Craig’s familiarity with the Kiryas Joel case stemmed from his father’s position as Superintendent of Schools at the school district that included the Hasidic Orthodox village of Kiryas Joel. Craig wrote about the developing case for his senior paper at Duke University, and again for his Law Review Note at Notre Dame. He was later invited to attend the oral argument at the US Supreme Court.

Craig has worked on more than a few notable matters over the years. He led a team that represented the Nassau County Interim Finance Authority (NIFA) when they were lifting a multi-year wage and hiring freeze for four of the County’s unions. “There were literally hundreds of millions of dollars at risk and a line of police recruits waiting to be sworn in back at police headquarters in Mineola. We were able to successfully assist the County and the Unions to reach a settlement satisfactory to NIFA.”

Another standout case involved more than half a million dollars that went missing from the business office of the William Floyd School District. There were arrests and an investigation by the Suffolk District Attorney, IRS and the FBI. For approximately 18 months Craig worked almost exclusively on this case. “We helped one of the largest and most economically challenged districts get through an extremely difficult situation including tax violations, criminal charges and disciplinary matters.” 

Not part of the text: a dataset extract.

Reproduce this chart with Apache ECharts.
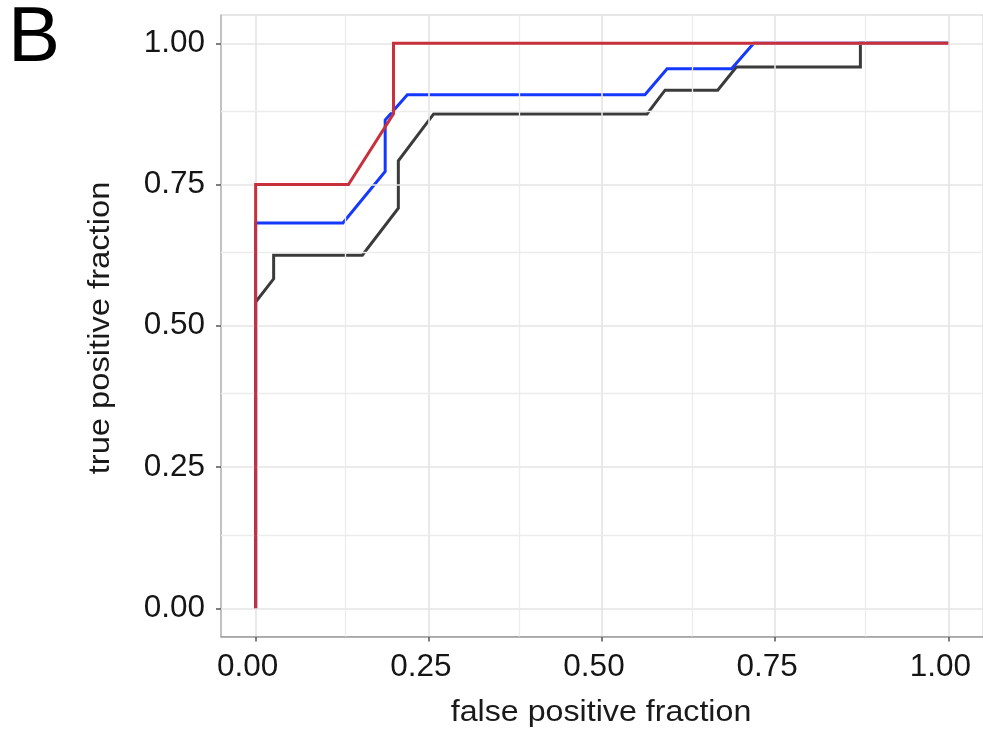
<!DOCTYPE html>
<html>
<head>
<meta charset="utf-8">
<script src="https://cdn.jsdelivr.net/npm/echarts@6/dist/echarts.min.js"></script>
<style>
html,body{margin:0;padding:0;background:#fff;}
#chart{width:983px;height:734px;}
</style>
</head>
<body>
<div id="chart"></div>
<script>
// ROC curves: false positive fraction (x) vs true positive fraction (y)
const blackFPR = [0, 0, 0.026, 0.026, 0.154, 0.206, 0.206, 0.257, 0.565, 0.591, 0.667, 0.694, 0.873, 0.873, 1];
const blackTPR = [0, 0.542, 0.583, 0.625, 0.625, 0.708, 0.792, 0.875, 0.875, 0.917, 0.917, 0.958, 0.958, 1, 1];

const blueFPR = [0, 0, 0.126, 0.187, 0.187, 0.219, 0.562, 0.594, 0.687, 0.719, 1];
const blueTPR = [0, 0.682, 0.682, 0.773, 0.864, 0.909, 0.909, 0.955, 0.955, 1, 1];

const redFPR = [0, 0, 0.134, 0.199, 0.199, 1];
const redTPR = [0, 0.75, 0.75, 0.875, 1, 1];

const majorTicks = [0, 0.25, 0.5, 0.75, 1];
const minorTicks = [0.125, 0.375, 0.625, 0.875];
const tickLabels = ['0.00', '0.25', '0.50', '0.75', '1.00'];

const panelLetter = 'B';
const xTitle = 'false positive fraction';
const yTitle = 'true positive fraction';

function pairs(xs, ys) { return xs.map((x, i) => [x, ys[i]]); }
function labelFor(v) { const i = majorTicks.indexOf(v); return i >= 0 ? tickLabels[i] : ''; }

const FONT = "'Liberation Sans', Arial, Helvetica, sans-serif";

const gridLines = [];
majorTicks.forEach(v => {
  gridLines.push({ xAxis: v, lineStyle: { color: '#e4e4e4', width: 1.6, type: 'solid' } });
  gridLines.push({ yAxis: v, lineStyle: { color: '#e4e4e4', width: 1.6, type: 'solid' } });
});
minorTicks.forEach(v => {
  gridLines.push({ xAxis: v, lineStyle: { color: '#ececec', width: 1.3, type: 'solid' } });
  gridLines.push({ yAxis: v, lineStyle: { color: '#ececec', width: 1.3, type: 'solid' } });
});

const chart = echarts.init(document.getElementById('chart'), null, { renderer: 'canvas' });
chart.setOption({
  animation: false,
  backgroundColor: '#ffffff',
  grid: {
    left: 221, top: 15, right: 0, bottom: 97.5,
    show: true, borderColor: '#cfcfcf', borderWidth: 1, backgroundColor: 'transparent'
  },
  xAxis: {
    type: 'value', min: -0.05, max: 1.05,
    splitLine: { show: false },
    axisLine: { onZero: false, lineStyle: { color: '#9a9a9a', width: 1.5 } },
    axisTick: { show: true, length: 5, customValues: majorTicks, lineStyle: { color: '#555', width: 1.5 } },
    axisLabel: {
      customValues: majorTicks, formatter: labelFor,
      fontSize: 31.5, fontFamily: FONT, color: '#151515', margin: 15,
      padding: [0, 16, 0, 0]
    }
  },
  yAxis: {
    type: 'value', min: -0.05, max: 1.05,
    splitLine: { show: false },
    axisLine: { onZero: false, lineStyle: { color: '#b5b5b5', width: 1.5 } },
    axisTick: { show: true, length: 5, customValues: majorTicks, lineStyle: { color: '#555', width: 1.5 } },
    axisLabel: {
      customValues: majorTicks, formatter: labelFor,
      fontSize: 31.5, fontFamily: FONT, color: '#151515', margin: 16
    }
  },
  graphic: [
    { type: 'text', left: 8, top: 0, style: { text: panelLetter, font: '78px ' + FONT, fill: '#000' }, z: 10 },
    { type: 'text', x: 601, y: 713, scaleX: 1.11, style: { text: xTitle, font: '29px ' + FONT, fill: '#1a1a1a', align: 'center', verticalAlign: 'middle' }, z: 10 },
    { type: 'text', x: 101, y: 328, rotation: Math.PI / 2, scaleX: 1.09, style: { text: yTitle, font: '30px ' + FONT, fill: '#1a1a1a', align: 'center', verticalAlign: 'middle' }, z: 10 }
  ],
  series: [
    {
      type: 'line', data: [], silent: true, z: 1,
      markLine: { silent: true, symbol: 'none', label: { show: false }, animation: false, data: gridLines }
    },
    {
      name: 'black', type: 'line', data: pairs(blackFPR, blackTPR), showSymbol: false, z: 3,
      lineStyle: { color: '#3b3b3b', width: 3, join: 'miter' }
    },
    {
      name: 'blue', type: 'line', data: pairs(blueFPR, blueTPR), showSymbol: false, z: 4,
      lineStyle: { color: '#1538ff', width: 3, join: 'miter' }
    },
    {
      name: 'red', type: 'line', data: pairs(redFPR, redTPR), showSymbol: false, z: 5,
      lineStyle: { color: '#c8303b', width: 3, join: 'miter' }
    }
  ]
});
</script>
</body>
</html>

Inside the firm, Craig has also made his mark. “My co-managing member role calls upon an entirely different skill set. Managing the operational needs of the firm and participating in its internal growth and direction while maintaining my very active practice is both very challenging and rewarding.”

In October 2016 Craig established a pro-bono program for his office. “We partner with the Nassau County Volunteer Lawyers Project to represent individuals in Landlord Tenant court who cannot otherwise afford representation. Nassau Suffolk Law Services is technically a client, but we provide our services at significantly reduced rates. Even so, I often write off a significant percentage of my services, and support them personally in other ways. In this way I give back to the community within my area of expertise.”
A member of the Metro NY Porsche Club of America for more than a decade, Craig participates in the Club’s autocross competitions and “Driver Education” (DE). Craig pilots a converted 1989 911 c-4, and has driven speeds of close to 140 miles/hr. He volunteers within the Club as a certified DE instructor. His favorite track is Watkins Glen in the Finger Lakes. “My car is vinyl-wrapped with the Bond name and logo.”

Craig says that what defines him most is his family. “My mother and father instilled in me that family always comes first. I’ve tried to instill that in my family as well. My best friends are my parents and wife.”